A dialogue in elegance

Finally, the Giorgio Armani Exhibition at Pinacoteca di Brera stands as one of the most compelling cultural moments in Milan right now. Created to celebrate 50 years of creativity, it marks the institution’s first-ever tribute to Giorgio Armani, bringing a carefully curated selection of his work into one of Italy’s most prestigious artistic settings.

More than 120 garments trace the evolution of Armani’s unmistakable aesthetic, while subtly reshaping the visitor’s journey through the museum itself. Here, painting and fashion exist in quiet dialogue. Masterpieces from the Pinacoteca di Brera collection are placed in conversation with Armani’s designs, creating unexpected visual and material contrasts that feel both intimate and intellectually stimulating.

A view from an art event, Milan, Italy, March 17, 2025. (Photo by Funda Karayel)
A view from an art event, Milan, Italy, March 17, 2025. (Photo by Funda Karayel)

The result reveals another side of Milanese creativity, one where fashion transcends functionality and becomes a form of storytelling.

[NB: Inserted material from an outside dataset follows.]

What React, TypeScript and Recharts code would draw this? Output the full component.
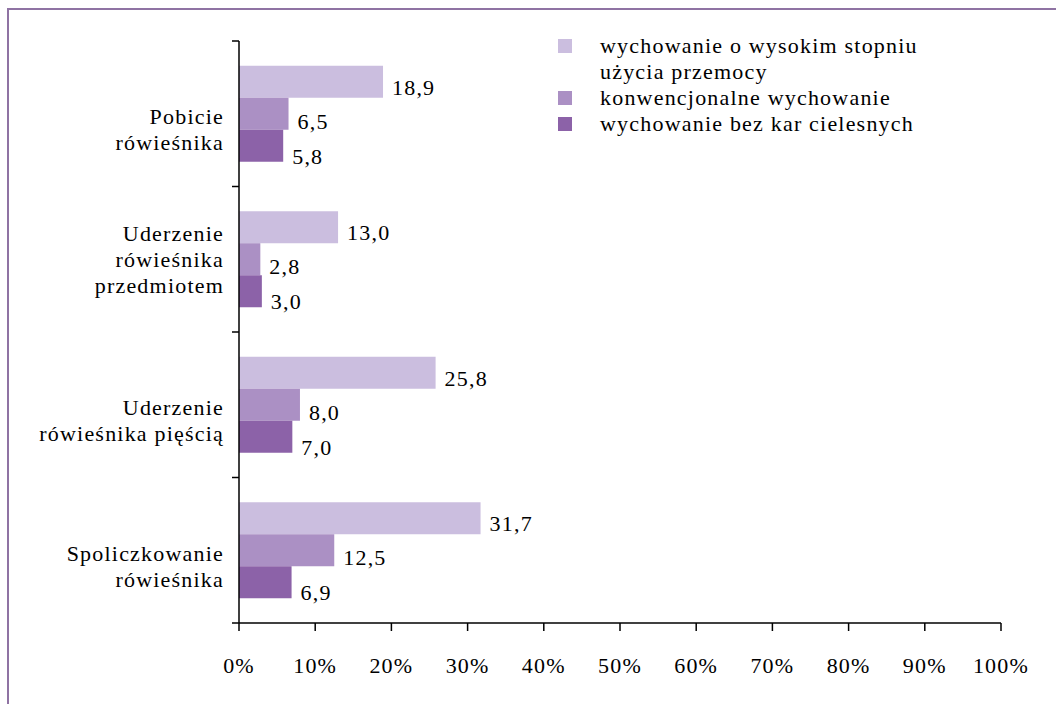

Armani’s universe is built on precision, elegance and restraint, yet the exhibition feels deeply personal. Moving through the galleries, it becomes clear how fabric, light and silhouette can evoke emotion just as powerfully as paint or marble. Armani does not merely present clothing; he constructs atmospheres. And in Milan, where the boundaries between disciplines have always been fluid, this exhibition makes one thing unmistakably clear: fashion is not separate from art, it is part of the same language.

Milan surprised me. It’s not loud about its artistic power; it’s confident, layered, and deeply immersive. These three places shaped my experience in completely different ways, yet together they told one story: In Milan, art is not something you visit, it’s something you step into.